FEMMES, c’est le titre. En lettres capitales, pluriel assumé. Une exposition dense conçue par Pharrell comme une ode aux artistes noirs, femmes pour la plupart, qui racontent le monde d’aujourd’hui avec leurs mots, leurs gestes, leurs matières. Pas une célébration nostalgique du passé, mais une plongée dans l’urgence du présent. L’exposition ne se veut pas un monument figé. Elle respire, elle pulse, elle écoute.
En entrant dans les salles, on est saisi par cette énergie hybride, entre tradition et innovation, qui traverse les œuvres exposées. Comme dans le roman Americanah de Chimamanda Ngozi Adichie, FEMMES relie les continents, les générations, sans jamais perdre de vue ce que c’est que d’exister aujourd’hui, dans un corps noir, dans un monde complexe.
Un tableau de Nina Chanel Abney vous saisit dès les premières minutes. Des formes vives, des couleurs qui explosent, une composition qui rappelle les jeux vidéo, les réseaux sociaux, les détournements de la culture numérique. L’esthétique visuelle a tout d’un clip. Et pourtant, ce que ça dit, c’est plus profond. On pense à la série She’s Gotta Have It de Spike Lee, où l’héroïne Nola Darling vit entourée d’artistes afro-américains contemporains (Kehinde Wiley, Amy Sherald…), les œuvres ici ne décorent pas. Elles racontent, elles questionnent, elles s’imposent.
Plus loin, les pièces textiles de Kenia Almaraz Murillo ressemblent à des cartes émotionnelles. Des patchworks brodés, colorés, denses, où l’intime se mêle au politique. On devine des histoires de migrations, de transmissions, de luttes aussi. Le textile devient armure, cri, affirmation.
Et puis, il y a les sculptures de Seyni Awa Camara, en terre brute, presque archaïques. Elles évoquent l’enfance, la maternité, les généalogies invisibles. Ce sont des totems discrets, solides. Dans une salle voisine, les collages de Malala Andrialavidrazana interrogent les archives coloniales et les récits dominants. Ils superposent cartes, portraits anciens, photographies déchirées. Une mémoire fragmentée, mais jamais effacée.
Dans la dernière salle, les sculptures de Kennedy Yanko, faites de métal froissé et de peinture coulée, évoquent une esthétique post-apocalyptique. On pense à la science-fiction de N.K. Jemisin, à des mondes brisés qui inventent de nouveaux codes de beauté. C’est peut-être ça, le vrai propos de FEMMES : montrer que l’art afro n’est pas seulement en train de rattraper l’histoire. Il est en train de créer l’avenir.
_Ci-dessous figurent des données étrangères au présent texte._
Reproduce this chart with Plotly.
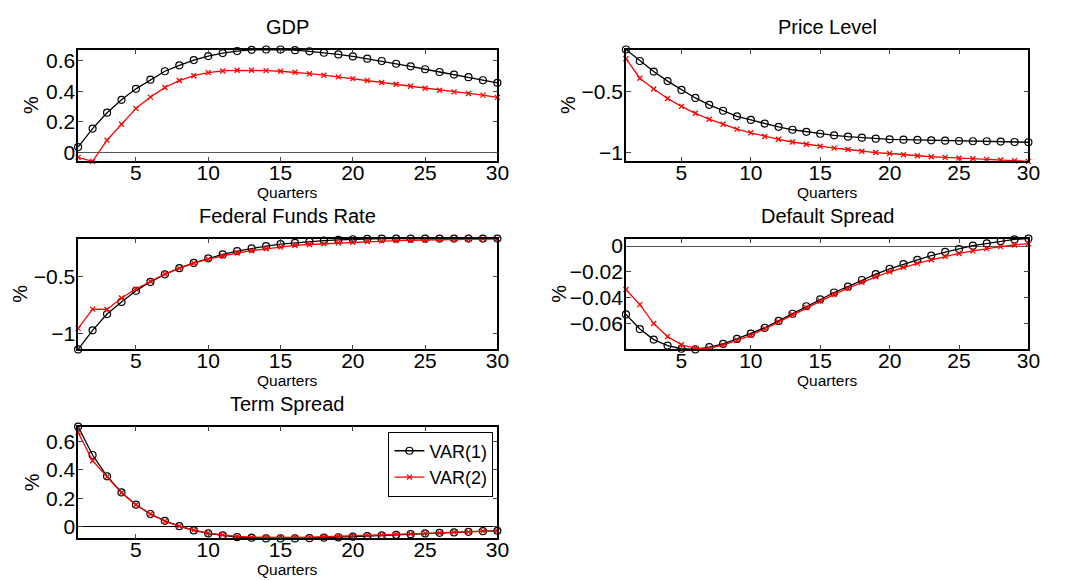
import plotly.graph_objects as go

quarters = list(range(1, 31))

gdp_var1 = [0.035, 0.156, 0.26, 0.344, 0.416, 0.476, 0.531, 0.570, 0.604, 0.630, 0.650, 0.663, 0.671, 0.673, 0.673,
            0.669, 0.661, 0.652, 0.641, 0.628, 0.613, 0.598, 0.580, 0.563, 0.544, 0.526, 0.509, 0.492, 0.472, 0.455]
gdp_var2 = [-0.032, -0.058, 0.08, 0.184, 0.288, 0.362, 0.425, 0.47, 0.502, 0.522, 0.533, 0.537, 0.537, 0.535, 0.531,
            0.524, 0.515, 0.505, 0.494, 0.483, 0.47, 0.457, 0.446, 0.433, 0.42, 0.407, 0.396, 0.386, 0.375, 0.36]

price_var1 = [-0.152, -0.247, -0.334, -0.413, -0.486, -0.552, -0.609, -0.658, -0.704, -0.734, -0.764, -0.791, -0.815,
              -0.832, -0.848, -0.861, -0.872, -0.880, -0.889, -0.894, -0.897, -0.899, -0.902, -0.905, -0.908, -0.910,
              -0.910, -0.913, -0.916, -0.918]
price_var2 = [-0.228, -0.389, -0.478, -0.557, -0.622, -0.679, -0.728, -0.769, -0.810, -0.840, -0.870, -0.894, -0.916,
              -0.935, -0.951, -0.967, -0.978, -0.992, -1.003, -1.011, -1.022, -1.030, -1.038, -1.043, -1.049, -1.054,
              -1.060, -1.065, -1.071, -1.076]

ffr_var1 = [-1.137, -0.971, -0.829, -0.723, -0.626, -0.549, -0.483, -0.429, -0.383, -0.343, -0.309, -0.280, -0.257,
            -0.237, -0.220, -0.209, -0.197, -0.189, -0.183, -0.177, -0.174, -0.171, -0.171, -0.171, -0.171, -0.171,
            -0.171, -0.171, -0.171, -0.171]
ffr_var2 = [-0.954, -0.786, -0.789, -0.689, -0.611, -0.543, -0.480, -0.431, -0.386, -0.351, -0.323, -0.297, -0.277,
            -0.260, -0.246, -0.231, -0.223, -0.217, -0.209, -0.203, -0.197, -0.191, -0.189, -0.186, -0.183, -0.180,
            -0.177, -0.177, -0.174, -0.174]

default_var1 = [-0.0531, -0.0645, -0.0727, -0.0773, -0.0798, -0.0803, -0.0785, -0.0760, -0.0722, -0.0681, -0.0635,
                -0.0582, -0.0526, -0.0468, -0.0414, -0.0361, -0.0315, -0.0264, -0.0219, -0.0178, -0.0140, -0.0107,
                -0.0074, -0.0046, -0.0023, 0.0003, 0.0020, 0.0038, 0.0051, 0.0058]
default_var2 = [-0.0338, -0.0455, -0.0602, -0.0704, -0.0767, -0.0795, -0.0795, -0.0770, -0.0734, -0.0694, -0.0643,
                -0.0590, -0.0534, -0.0478, -0.0427, -0.0376, -0.0328, -0.0282, -0.0239, -0.0200, -0.0165, -0.0135,
                -0.0107, -0.0081, -0.0058, -0.0038, -0.0020, -0.0005, 0.0008, 0.0018]

term_var1 = [0.702, 0.503, 0.354, 0.241, 0.155, 0.090, 0.042, 0.005, -0.025, -0.046, -0.060, -0.072, -0.076, -0.081,
             -0.081, -0.081, -0.079, -0.076, -0.074, -0.069, -0.065, -0.060, -0.056, -0.051, -0.046, -0.042, -0.039,
             -0.035, -0.030, -0.028]
term_var2 = [0.66, 0.463, 0.35, 0.239, 0.155, 0.09, 0.039, 0.005, -0.023, -0.044, -0.056, -0.067, -0.072, -0.074,
             -0.074, -0.074, -0.072, -0.069, -0.067, -0.063, -0.058, -0.056, -0.051, -0.049, -0.044, -0.042, -0.037,
             -0.035, -0.030, -0.028]

titles = ["GDP", "Price Level", "Federal Funds Rate", "Default Spread", "Term Spread"]
series = [(gdp_var1, gdp_var2), (price_var1, price_var2), (ffr_var1, ffr_var2),
          (default_var1, default_var2), (term_var1, term_var2)]
yticks = [[0, 0.2, 0.4, 0.6], [-1, -0.5], [-1, -0.5], [-0.06, -0.04, -0.02, 0], [0, 0.2, 0.4, 0.6]]
xticks = [5, 10, 15, 20, 25, 30]
series_names = ["VAR(1)", "VAR(2)"]

W, H = 1076, 580
# pixel boxes: (left, right, top, bottom)
boxes = [(79, 503, 46, 159), (633, 1040, 46, 159), (79, 503, 237, 349), (633, 1040, 237, 349), (79, 503, 427, 540)]
pct_x = [32, 575, 20, 565, 33]
zero_colors = ["#555555", "black", "black", "#555555", "black"]

FONT = "Liberation Sans, Arial, sans-serif"
fig = go.Figure()
annotations = []
layout = {}
for i, (title, (s1, s2)) in enumerate(zip(titles, series)):
    n = "" if i == 0 else str(i + 1)
    xa, ya = "x" + n, "y" + n
    fig.add_trace(go.Scatter(x=quarters, y=s1, xaxis=xa, yaxis=ya, mode="lines+markers", name=series_names[0],
                             line=dict(color="black", width=1.3),
                             marker=dict(symbol="circle-open", size=7, color="black", line=dict(width=1.2)),
                             showlegend=(i == 4), cliponaxis=False))
    fig.add_trace(go.Scatter(x=quarters, y=s2, xaxis=xa, yaxis=ya, mode="lines+markers", name=series_names[1],
                             line=dict(color="red", width=1.3),
                             marker=dict(symbol="x-thin-open", size=5, color="red", line=dict(width=1.3, color="red")),
                             showlegend=(i == 4), cliponaxis=False))
    l, r, t, b = boxes[i]
    ymin = min(min(s1), min(s2))
    ymax = max(max(s1), max(s2))
    layout["xaxis" + n] = dict(domain=[l / W, r / W], anchor=ya, range=[1, 30], tickvals=xticks,
                               ticks="inside", ticklen=5, mirror="ticks", showline=True, linecolor="black",
                               linewidth=1.5, showgrid=False, zeroline=False, ticklabelstandoff=-8,
                               tickfont=dict(size=21, color="black", family=FONT))
    layout["yaxis" + n] = dict(domain=[1 - b / H, 1 - t / H], anchor=xa, range=[ymin, ymax], tickvals=yticks[i],
                               ticks="inside", ticklen=5, mirror="ticks", showline=True, linecolor="black",
                               linewidth=1.5, showgrid=False, zeroline=True, zerolinecolor=zero_colors[i],
                               zerolinewidth=1, ticklabelstandoff=-3,
                               tickfont=dict(size=21, color="black", family=FONT))
    cx = (l + r) / 2 / W
    annotations.append(dict(text=title, x=cx, y=1 - (t - 23) / H, xref="paper", yref="paper",
                            showarrow=False, xanchor="center", yanchor="middle",
                            font=dict(size=20, color="black", family=FONT)))
    annotations.append(dict(text="Quarters", x=cx, y=1 - (b + 31) / H, xref="paper", yref="paper",
                            showarrow=False, xanchor="center", yanchor="middle",
                            font=dict(size=15.5, color="black", family=FONT)))
    annotations.append(dict(text="%", x=pct_x[i] / W, y=1 - (t + b) / 2 / H, xref="paper", yref="paper",
                            showarrow=False, xanchor="center", yanchor="middle", textangle=-90,
                            font=dict(size=20, color="black", family=FONT)))

fig.update_layout(**layout)
fig.update_layout(width=W, height=H, margin=dict(l=0, r=0, t=0, b=0), paper_bgcolor="white",
                  plot_bgcolor="white", annotations=annotations, font=dict(family=FONT, color="black"),
                  legend=dict(x=499 / W, y=1 - 432 / H, xanchor="right", yanchor="top", bgcolor="white",
                              bordercolor="black", borderwidth=1, font=dict(size=18, color="black", family=FONT),
                              tracegroupgap=0, itemwidth=30))
fig.write_html("out.html")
Ici, la pop culture n’est pas un habillage. Elle est un matériau, une langue. Elle est présente dans les formes et dans les références. Comme le cinéma de Barry Jenkins, comme les clips de Solange, comme les romans graphiques de Marguerite Abouet, FEMMES raconte ce qui arrive quand la culture noire prend le contrôle de sa propre narration.
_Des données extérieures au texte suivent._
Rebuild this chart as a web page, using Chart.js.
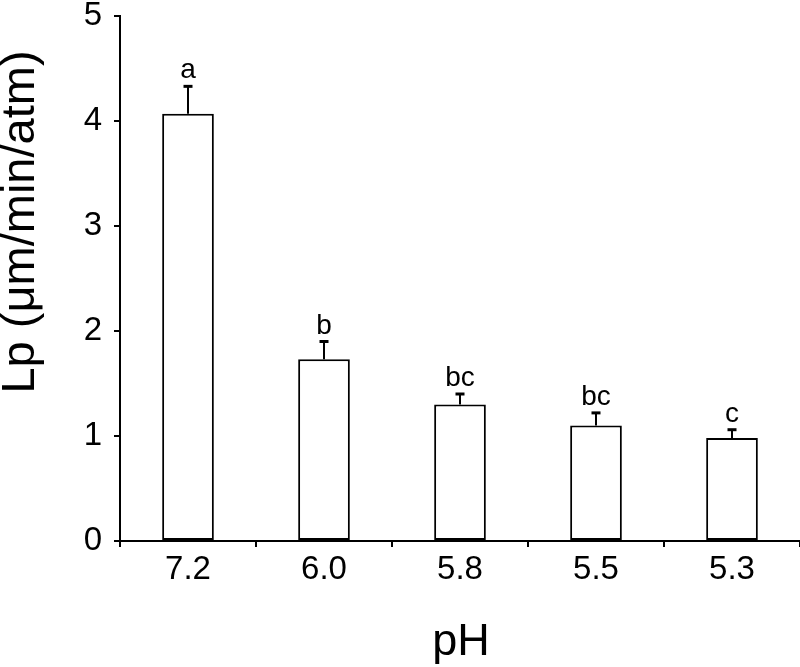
<!DOCTYPE html>
<html lang="en">
<head>
  <meta charset="UTF-8">
  <title>Lp vs pH</title>
  <script src="https://cdn.jsdelivr.net/npm/chart.js"></script>
  <style>
    body {
      margin: 0;
      background: #fff;
    }
    .chart-container {
      width: 800px;
      height: 667px;
      position: relative;
    }
  </style>
</head>
<body>

  <div class="chart-container">
    <canvas id="lpChart"></canvas>
  </div>

  <script>
    const phLabels = ['7.2', '6.0', '5.8', '5.5', '5.3'];
    const lpMeans = [4.07, 1.73, 1.30, 1.10, 0.98];
    const lpErrors = [0.26, 0.17, 0.10, 0.12, 0.08];
    const sigLetters = ['a', 'b', 'bc', 'bc', 'c'];
    const yTicks = [0, 1, 2, 3, 4, 5];

    const FONT = "'Liberation Sans', Arial, sans-serif";

    // error bars + letters above them
    const errorBars = {
      id: 'errorBars',
      afterDatasetsDraw(chart) {
        const c = chart.ctx;
        const meta = chart.getDatasetMeta(0);
        const y = chart.scales.y;
        c.save();
        c.strokeStyle = '#000';
        c.fillStyle = '#000';
        meta.data.forEach((bar, i) => {
          const yTop = y.getPixelForValue(lpMeans[i]);
          const yErr = y.getPixelForValue(lpMeans[i] + lpErrors[i]);
          c.lineWidth = 2;
          c.beginPath();
          c.moveTo(bar.x, yTop);
          c.lineTo(bar.x, yErr);
          c.stroke();
          c.lineWidth = 3;
          c.beginPath();
          c.moveTo(bar.x - 4.5, yErr);
          c.lineTo(bar.x + 4.5, yErr);
          c.stroke();
          c.font = '28px ' + FONT;
          c.textAlign = 'center';
          c.textBaseline = 'alphabetic';
          c.fillText(sigLetters[i], bar.x, yErr - 8);
        });
        c.restore();
      }
    };

    // axis titles
    const axisTitles = {
      id: 'axisTitles',
      afterDraw(chart) {
        const c = chart.ctx;
        const area = chart.chartArea;
        c.save();
        c.fillStyle = '#000';
        c.textAlign = 'center';
        c.textBaseline = 'alphabetic';
        c.font = '45px ' + FONT;
        c.fillText('pH', (area.left + area.right) / 2 + 1, 655);
        c.font = '47px ' + FONT;
        c.translate(34, 222);
        c.rotate(-Math.PI / 2);
        c.fillText('Lp (μm/min/atm)', 0, 0);
        c.restore();
      }
    };

    const ctx = document.getElementById('lpChart').getContext('2d');
    new Chart(ctx, {
      type: 'bar',
      data: {
        labels: phLabels,
        datasets: [{
          data: lpMeans,
          backgroundColor: '#fff',
          borderColor: '#000',
          borderWidth: 2,
          borderSkipped: false,
          barPercentage: 0.38,
          categoryPercentage: 1
        }]
      },
      options: {
        responsive: true,
        maintainAspectRatio: false,
        animation: false,
        layout: { padding: { top: 16, right: 0, left: 0, bottom: 0 } },
        plugins: {
          legend: { display: false },
          tooltip: { enabled: false }
        },
        scales: {
          x: {
            afterFit(scale) {
              scale.height = 126;
              scale.paddingLeft = 0;
              scale.paddingRight = 0;
            },
            border: { display: true, color: '#000', width: 2 },
            grid: {
              drawOnChartArea: false,
              drawTicks: true,
              tickLength: 6,
              color: '#000',
              lineWidth: 2
            },
            ticks: {
              color: '#000',
              padding: 6,
              font: { family: FONT, size: 33, lineHeight: 1 }
            }
          },
          y: {
            min: 0,
            max: 5,
            afterFit(scale) {
              scale.width = 120;
              scale.paddingTop = 0;
              scale.paddingBottom = 0;
            },
            afterBuildTicks(scale) {
              scale.ticks = yTicks.map(v => ({ value: v }));
            },
            border: { display: true, color: '#000', width: 2 },
            grid: {
              drawOnChartArea: false,
              drawTicks: true,
              tickLength: 6,
              color: '#000',
              lineWidth: 2
            },
            ticks: {
              color: '#000',
              padding: 12,
              font: { family: FONT, size: 33, lineHeight: 1 }
            }
          }
        }
      },
      plugins: [errorBars, axisTitles]
    });
  </script>

</body>
</html>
Il ne s’agit pas de faire joli, il s’agit de faire sens. Et Pharrell, curateur inattendu mais sincère, prouve qu’on peut faire dialoguer le glamour et la profondeur, la forme et le fond, l’accessible et l’inédit. Avec cette exposition, il ne cherche pas à illustrer le passé. Il aide à inventer ce que pourrait être demain.
Infos pratiques
FEMMES – jusqu’au 19 avril 2025
Galerie Perrotin, 76 rue de Turenne, Paris 3e
Entrée libre.
Un conseil : prenez votre temps.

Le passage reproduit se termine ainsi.